An image of former police officer Saqueta Williams is featured in an episode of the series: one that covers Philadelphia’s “Do Not Call” list. This informal index names more than 60 cops whom the district attorney’s office avoids summoning to testify in court, due to credibility issues.
Williams landed on the list after the department arrested her over an incident in which she drew a gun during an off-duty altercation outside of a North Philly bar. The former officer was later acquitted. Her attorneys now argue the documentary defamed her by featuring her likeness in the context of commentators describing the “Do Not Call” list as one enumerating “dirty” cops or those that had lied in court.
“It lends the impression to the ordinary person that she was a corrupt police officer. That she had lied or perjured herself, which is not true,” said Williams’ lawyer, Steven F. Marino. “That’s the foundation of the suit.”
Filed in the U.S. District Court for the Eastern District of Pennsylvania, the suit alleges that the A-List cast of defendants personally signed off and profited from the script — which for a few seconds included Williams.
Publicists for Meek Mill and Jay-Z declined to comment on Friday. Amazon did not respond to an email about the litigation.
Fired from PPD for drawing a gun at the bar
The “Do Not Call” list began under former DA Seth Williams. In 2017, under court order, DA Larry Krasner made the names on the list public. That was the same year Meek Mill’s saga returned to public light, after he was sentenced to jail time over a probation violation.
It was also the year Williams and her significant other were involved in an early morning altercation with four women outside a bar on North Broad Street. The incident made its way back to the department, sparking a PPD Internal Affairs investigation. Williams was then arrested and fired from the force, but a jury acquitted her on all charges last February, according to the lawsuit. Williams’ attorney’s insists she drew her firearm on the crowd only “to deescalate the situation.”
Fast forward to August 2019, when “Free Meek” dropped on Amazon Prime.

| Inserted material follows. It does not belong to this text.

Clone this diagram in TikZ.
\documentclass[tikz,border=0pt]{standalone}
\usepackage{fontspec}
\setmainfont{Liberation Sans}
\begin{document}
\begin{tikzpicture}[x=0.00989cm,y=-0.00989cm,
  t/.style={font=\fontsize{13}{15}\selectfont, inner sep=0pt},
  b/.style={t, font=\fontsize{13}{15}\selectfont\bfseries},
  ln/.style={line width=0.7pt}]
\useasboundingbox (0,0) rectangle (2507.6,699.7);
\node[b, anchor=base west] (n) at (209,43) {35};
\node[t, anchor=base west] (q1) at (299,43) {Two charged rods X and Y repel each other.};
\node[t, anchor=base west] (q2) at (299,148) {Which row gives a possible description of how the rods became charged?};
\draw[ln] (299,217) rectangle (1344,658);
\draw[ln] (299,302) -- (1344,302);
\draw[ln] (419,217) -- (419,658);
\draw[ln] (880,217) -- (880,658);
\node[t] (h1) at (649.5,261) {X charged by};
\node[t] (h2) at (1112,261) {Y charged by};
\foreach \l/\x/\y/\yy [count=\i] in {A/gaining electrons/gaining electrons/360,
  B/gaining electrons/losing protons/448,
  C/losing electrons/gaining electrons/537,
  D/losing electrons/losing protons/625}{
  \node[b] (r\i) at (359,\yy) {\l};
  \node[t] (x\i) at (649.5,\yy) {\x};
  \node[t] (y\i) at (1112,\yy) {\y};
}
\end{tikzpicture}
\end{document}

The locally filmed series follows the eponymous rapper’s 12-year journey through the Philadelphia criminal justice system. The fourth episode, entitled “Filthadelphia,” explores several recent corruption scandals in the DA’s office and police department.
One of the topics discussed is the “Do Not Call” list — relevant because it includes the former police officer, Reginald Graham, who arrested Mill on his initial charges over a decade ago.
At one point, a Rolling Stone reporter describes the list as containing “dirty and dishonest cops.” According to the suit, this narration, along with the use of Williams’ image, “imputes the impression in the minds of the average persons among whom it is intended to circulate that…Williams was a dirty and dishonest police officer.”
However, that description comes shortly before Williams appears. Her departmental photo as printed in a 2018 Inquirer article about the list is shown as Philadelphia public defender Bradley Bridge describes the general purpose of index.
“The DA’s Office generated a specific list that has 66 names of police officers on it,” Bridge says in a voiceover. “There have been findings by the police department that the officers have lied to internal affairs, to other police officers, or in court.”
‘Inclusion on the list is factual and uncontested’
Bridge and his comments are mentioned in the suit, although he is not listed as a defendant. Reached by WHYY/Billy Penn on Friday, the public defender stuck by the documentary’s depiction.
“The inclusion on the list is factual and is uncontested, by Officer Williams, for example. She’s saying her inclusion on the list defamed her. She was charged with terroristic threats and simple assault. Her inclusion was a reflection of that fact,” he said. “The significance of it is a different question. The consequences are a different question.”
Williams’ lawyers disagree. Her inclusion in that scene suggests that “lied in court and committed the crime of perjury,” the suit alleges. The lawsuit claims Williams suffered harm to her reputation and emotional duress as a result, and asks for compensatory damages.
“The list differentiates the reasons why the police officers’ name appears on the list. Her name did not appear on the list because of any accusation that involved corruption, any accusations that involved falsehoods, or lying or deception,” attorney Marino told WHYY/Billy Penn on Friday. “It appears simply because she was charged with an offense she was eventually acquitted of.”
The lawsuit alleges that Meek, Jay-Z and other co-defendants personally “inspected and edited the script Season 1, Episode 4” prior to its broadcast. Roc Nation, the Jay-Z-founded company that produced the series, its distributor, Amazon.com, Inc., and Rolling Stone publisher Wenner Media are also listed as a defendant) are also named as defendants.
Bridge reiterated that these lists are a trade tool used by prosecutors in several cities beyond Philadelphia.
“This is common practice among prosecutors offices across the country, given their constitutional duty to provide this information to defense counsel so they can do what they’re supposed to do. This is the method for tracking [police],” he said. “If you accurately report that these people are on a list maintained by the DA’s office, that’s a factual statement.”
Out of a handful of other PPD officers whose images appear in the series, Williams is the only to file a lawsuit to date, court records indicate.